↓↓↓

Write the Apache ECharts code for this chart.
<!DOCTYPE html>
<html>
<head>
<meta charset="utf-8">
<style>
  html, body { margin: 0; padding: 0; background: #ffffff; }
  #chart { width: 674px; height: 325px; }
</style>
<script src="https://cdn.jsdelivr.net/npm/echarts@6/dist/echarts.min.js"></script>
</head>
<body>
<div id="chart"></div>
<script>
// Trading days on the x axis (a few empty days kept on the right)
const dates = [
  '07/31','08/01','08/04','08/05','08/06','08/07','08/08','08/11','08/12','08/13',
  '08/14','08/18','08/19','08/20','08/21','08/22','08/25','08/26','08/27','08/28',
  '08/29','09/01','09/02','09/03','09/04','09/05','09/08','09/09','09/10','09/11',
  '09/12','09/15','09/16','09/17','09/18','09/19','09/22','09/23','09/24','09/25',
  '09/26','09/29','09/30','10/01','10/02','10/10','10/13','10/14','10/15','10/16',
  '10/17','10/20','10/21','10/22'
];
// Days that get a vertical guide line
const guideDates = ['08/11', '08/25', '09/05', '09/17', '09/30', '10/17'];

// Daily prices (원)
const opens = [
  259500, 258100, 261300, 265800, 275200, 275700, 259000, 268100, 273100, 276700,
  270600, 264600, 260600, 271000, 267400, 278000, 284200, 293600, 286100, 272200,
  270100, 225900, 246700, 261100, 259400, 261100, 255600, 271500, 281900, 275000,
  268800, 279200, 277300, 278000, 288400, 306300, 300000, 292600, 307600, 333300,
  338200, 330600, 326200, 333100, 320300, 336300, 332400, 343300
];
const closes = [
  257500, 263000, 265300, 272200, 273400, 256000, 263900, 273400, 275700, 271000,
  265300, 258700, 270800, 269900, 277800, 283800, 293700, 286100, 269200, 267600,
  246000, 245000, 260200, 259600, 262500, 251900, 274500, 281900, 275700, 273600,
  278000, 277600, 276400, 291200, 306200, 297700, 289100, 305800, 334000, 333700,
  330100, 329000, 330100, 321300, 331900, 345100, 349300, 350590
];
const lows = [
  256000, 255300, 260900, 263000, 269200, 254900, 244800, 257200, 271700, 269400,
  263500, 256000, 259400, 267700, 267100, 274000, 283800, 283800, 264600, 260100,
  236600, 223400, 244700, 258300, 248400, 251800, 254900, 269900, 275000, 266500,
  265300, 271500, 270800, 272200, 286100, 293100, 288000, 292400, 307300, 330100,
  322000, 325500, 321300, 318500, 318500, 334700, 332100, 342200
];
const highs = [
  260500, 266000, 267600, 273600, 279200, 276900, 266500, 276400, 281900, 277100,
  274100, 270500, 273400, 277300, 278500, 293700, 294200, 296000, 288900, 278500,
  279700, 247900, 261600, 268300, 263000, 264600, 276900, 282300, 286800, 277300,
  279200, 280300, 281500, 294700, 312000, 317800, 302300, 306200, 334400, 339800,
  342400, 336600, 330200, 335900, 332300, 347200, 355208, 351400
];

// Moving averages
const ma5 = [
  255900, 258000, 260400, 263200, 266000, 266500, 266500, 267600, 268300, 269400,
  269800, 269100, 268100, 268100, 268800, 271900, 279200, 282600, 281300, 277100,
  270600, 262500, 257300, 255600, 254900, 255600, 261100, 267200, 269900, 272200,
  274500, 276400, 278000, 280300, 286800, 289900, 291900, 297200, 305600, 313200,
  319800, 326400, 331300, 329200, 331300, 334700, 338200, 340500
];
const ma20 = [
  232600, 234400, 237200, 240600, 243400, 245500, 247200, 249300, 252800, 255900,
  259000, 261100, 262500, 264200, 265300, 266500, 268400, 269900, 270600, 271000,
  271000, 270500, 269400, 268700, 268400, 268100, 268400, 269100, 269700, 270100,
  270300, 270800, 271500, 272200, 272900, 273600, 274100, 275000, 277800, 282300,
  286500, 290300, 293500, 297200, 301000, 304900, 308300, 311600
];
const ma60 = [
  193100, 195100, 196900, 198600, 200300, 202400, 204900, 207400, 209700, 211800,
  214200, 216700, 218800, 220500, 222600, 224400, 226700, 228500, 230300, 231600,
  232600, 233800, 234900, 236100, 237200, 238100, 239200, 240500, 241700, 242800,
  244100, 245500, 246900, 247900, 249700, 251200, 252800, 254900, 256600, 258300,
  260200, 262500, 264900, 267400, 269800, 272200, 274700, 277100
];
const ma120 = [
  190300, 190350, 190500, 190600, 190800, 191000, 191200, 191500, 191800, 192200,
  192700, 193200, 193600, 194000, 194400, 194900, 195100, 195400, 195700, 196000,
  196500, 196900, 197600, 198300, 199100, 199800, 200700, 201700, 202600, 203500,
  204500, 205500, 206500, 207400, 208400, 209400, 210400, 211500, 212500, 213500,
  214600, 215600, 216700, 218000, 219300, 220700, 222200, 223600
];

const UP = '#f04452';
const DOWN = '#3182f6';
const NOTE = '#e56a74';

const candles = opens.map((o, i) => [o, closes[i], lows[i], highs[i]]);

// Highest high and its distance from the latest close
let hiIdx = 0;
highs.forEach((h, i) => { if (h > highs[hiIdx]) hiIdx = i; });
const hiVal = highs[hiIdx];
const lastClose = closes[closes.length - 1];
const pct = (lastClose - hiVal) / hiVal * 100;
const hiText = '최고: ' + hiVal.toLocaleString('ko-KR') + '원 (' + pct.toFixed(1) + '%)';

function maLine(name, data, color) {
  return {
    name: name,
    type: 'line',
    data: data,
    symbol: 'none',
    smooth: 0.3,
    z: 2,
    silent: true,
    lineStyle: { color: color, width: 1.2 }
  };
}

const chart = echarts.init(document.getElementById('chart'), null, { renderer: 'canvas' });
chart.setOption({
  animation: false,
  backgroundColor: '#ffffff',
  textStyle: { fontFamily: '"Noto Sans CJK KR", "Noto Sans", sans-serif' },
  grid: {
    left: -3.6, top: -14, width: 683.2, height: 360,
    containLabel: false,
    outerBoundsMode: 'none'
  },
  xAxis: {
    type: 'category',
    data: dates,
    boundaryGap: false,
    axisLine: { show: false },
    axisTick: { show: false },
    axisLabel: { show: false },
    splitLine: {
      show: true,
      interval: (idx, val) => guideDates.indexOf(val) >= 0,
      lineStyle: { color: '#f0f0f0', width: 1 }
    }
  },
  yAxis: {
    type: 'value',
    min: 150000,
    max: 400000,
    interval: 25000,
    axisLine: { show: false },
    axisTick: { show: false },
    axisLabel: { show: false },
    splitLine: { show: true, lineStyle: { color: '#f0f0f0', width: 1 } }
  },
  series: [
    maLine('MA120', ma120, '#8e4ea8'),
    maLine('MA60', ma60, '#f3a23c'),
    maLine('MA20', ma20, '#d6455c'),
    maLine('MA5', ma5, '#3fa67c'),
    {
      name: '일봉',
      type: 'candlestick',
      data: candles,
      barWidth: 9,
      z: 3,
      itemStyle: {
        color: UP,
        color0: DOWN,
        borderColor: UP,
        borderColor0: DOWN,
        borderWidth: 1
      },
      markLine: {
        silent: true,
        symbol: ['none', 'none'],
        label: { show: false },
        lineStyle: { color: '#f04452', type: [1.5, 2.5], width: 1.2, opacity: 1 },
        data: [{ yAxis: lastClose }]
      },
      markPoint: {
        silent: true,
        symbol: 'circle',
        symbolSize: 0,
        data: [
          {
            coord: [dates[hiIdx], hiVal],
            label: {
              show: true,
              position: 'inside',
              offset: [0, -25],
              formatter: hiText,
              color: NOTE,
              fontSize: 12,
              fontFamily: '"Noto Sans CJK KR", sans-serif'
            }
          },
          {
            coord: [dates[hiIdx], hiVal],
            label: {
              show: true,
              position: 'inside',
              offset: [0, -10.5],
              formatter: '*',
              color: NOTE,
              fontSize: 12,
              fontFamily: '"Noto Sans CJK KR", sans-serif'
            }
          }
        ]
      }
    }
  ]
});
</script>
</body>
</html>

↑↑↑
↓↓↓

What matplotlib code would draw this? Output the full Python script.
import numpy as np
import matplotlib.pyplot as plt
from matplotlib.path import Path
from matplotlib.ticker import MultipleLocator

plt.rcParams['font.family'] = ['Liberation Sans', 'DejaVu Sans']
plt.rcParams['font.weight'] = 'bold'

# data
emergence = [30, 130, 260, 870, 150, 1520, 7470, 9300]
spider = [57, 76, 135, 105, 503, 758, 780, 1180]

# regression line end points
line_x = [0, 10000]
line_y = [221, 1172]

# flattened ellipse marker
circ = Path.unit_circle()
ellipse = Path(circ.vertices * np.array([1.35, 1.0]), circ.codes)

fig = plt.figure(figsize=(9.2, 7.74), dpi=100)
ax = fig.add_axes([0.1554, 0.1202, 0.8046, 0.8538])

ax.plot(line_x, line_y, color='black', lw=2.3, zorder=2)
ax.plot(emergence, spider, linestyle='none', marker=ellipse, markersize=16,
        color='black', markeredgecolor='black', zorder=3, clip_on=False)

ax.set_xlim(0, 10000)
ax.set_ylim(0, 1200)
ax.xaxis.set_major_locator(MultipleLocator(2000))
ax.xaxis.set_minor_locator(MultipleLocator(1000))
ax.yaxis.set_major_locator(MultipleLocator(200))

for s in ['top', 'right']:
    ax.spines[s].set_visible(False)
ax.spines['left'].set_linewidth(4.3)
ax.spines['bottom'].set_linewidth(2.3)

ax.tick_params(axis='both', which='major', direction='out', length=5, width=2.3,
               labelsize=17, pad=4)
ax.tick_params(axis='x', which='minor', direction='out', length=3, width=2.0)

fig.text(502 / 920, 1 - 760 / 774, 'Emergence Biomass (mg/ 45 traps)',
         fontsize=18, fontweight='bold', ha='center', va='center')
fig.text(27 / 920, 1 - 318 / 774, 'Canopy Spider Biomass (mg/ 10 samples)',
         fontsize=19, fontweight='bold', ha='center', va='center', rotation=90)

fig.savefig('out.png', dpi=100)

↑↑↑

**GIVEN REQUEST**.
In the data above, find the line that contains "What matplotlib code" and the line that contains "color='black', markeredgecolor='black', zorder=3, clip_on=False)". Repeat exactly those lines and every line between them, and only those.

**WRITTEN ANSWER**.
What matplotlib code would draw this? Output the full Python script.
import numpy as np
import matplotlib.pyplot as plt
from matplotlib.path import Path
from matplotlib.ticker import MultipleLocator

plt.rcParams['font.family'] = ['Liberation Sans', 'DejaVu Sans']
plt.rcParams['font.weight'] = 'bold'

# data
emergence = [30, 130, 260, 870, 150, 1520, 7470, 9300]
spider = [57, 76, 135, 105, 503, 758, 780, 1180]

# regression line end points
line_x = [0, 10000]
line_y = [221, 1172]

# flattened ellipse marker
circ = Path.unit_circle()
ellipse = Path(circ.vertices * np.array([1.35, 1.0]), circ.codes)

fig = plt.figure(figsize=(9.2, 7.74), dpi=100)
ax = fig.add_axes([0.1554, 0.1202, 0.8046, 0.8538])

ax.plot(line_x, line_y, color='black', lw=2.3, zorder=2)
ax.plot(emergence, spider, linestyle='none', marker=ellipse, markersize=16,
        color='black', markeredgecolor='black', zorder=3, clip_on=False)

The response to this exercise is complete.